マーケティング コミュニケーション実践論

■井出留美
office 3.11 代表取締役
青年海外協力隊時代に手書きで配信した「パル通信」、1305号配信した「広報室ニュースレター」など情報発信力が強み。NPOを様々な賞へ導いた実績や企業・NPOの広報室長などの経験を持つ。わかりやすい講演が好評、全国からの依頼は330回。外資系企業管理職から震災を機に退職、起業。メディア出演170回。博士(栄養学)。
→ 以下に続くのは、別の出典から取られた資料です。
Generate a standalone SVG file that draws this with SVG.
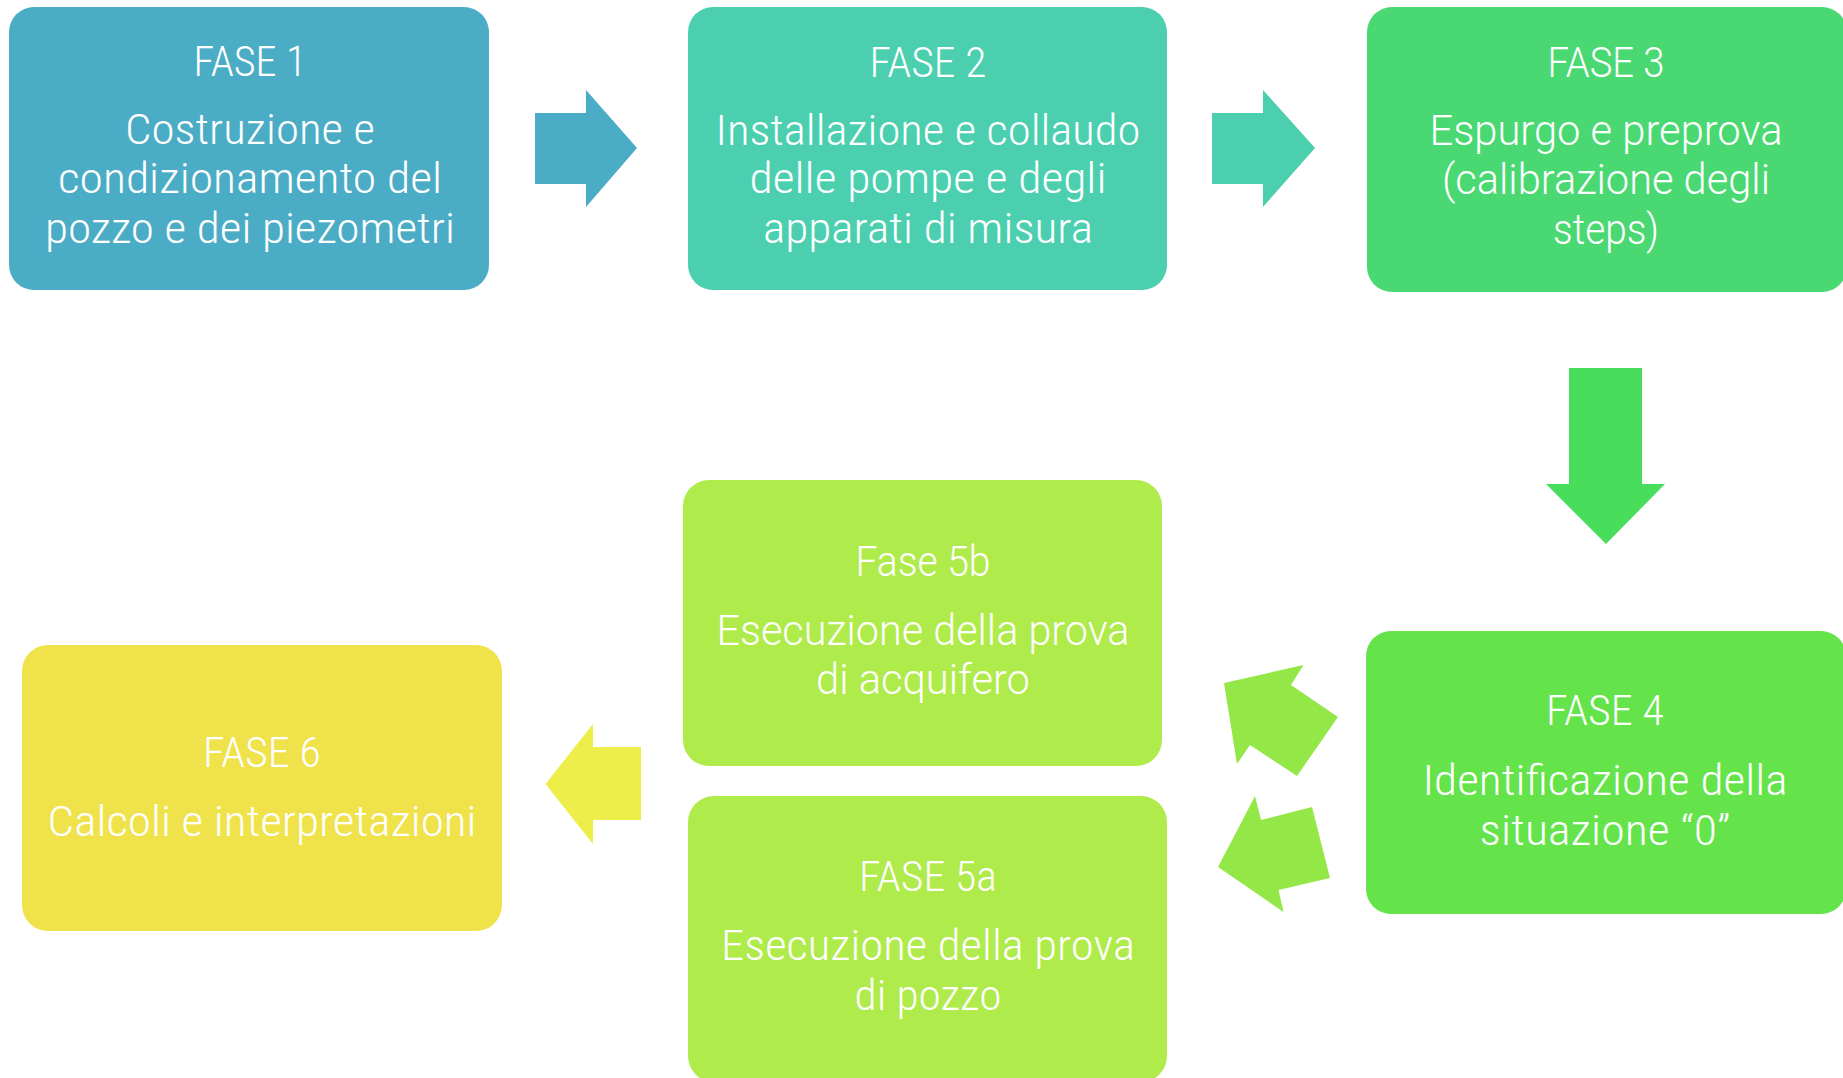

東京大学農学系(農学部・農学生命科学研究科)広報室会議オブザーバー。


■長浜洋二
PubliCo 代表取締役CEO
かわさき市民しきん評議員/シャンティ国際ボランティア会戦略アドバイザー/NPO法人CRファクトリー コミュニティ・マネジメント・ラボフェロー
1969年山口県生まれ。米国ピッツバーグ大学公共政策大学院(公共経営学修士号)卒。NTT、マツダ、富士通でマーケティング業務に携わる一方、米国の非営利シンクタンクにて個人情報保護に関する法制度の調査・研究、ファンドレイジング、ロビイングなどの経験を持つ。著書に『NPOのためのマーケティング講座』。

■鎌倉幸子
(シャンティ国際ボランティア会 広報課長補佐/認定ファンドレイザー)
青森県弘前市生まれ。アメリカ・ヴァーモント州にあるSchool for International Trainingで異文化経営学の修士号を取得。1999年、シャンティ国際ボランティア会にカンボジア事務所図書館事業課コーディネーターとして現地赴任。2011年に同団体の広報課に異動。広報の仕事と兼務しながら東日本大震災後、岩手県での移動図書館プロジェクトの立ち上げを行なう。著書に『走れ!移動図書館』(ちくまプリマー新書)。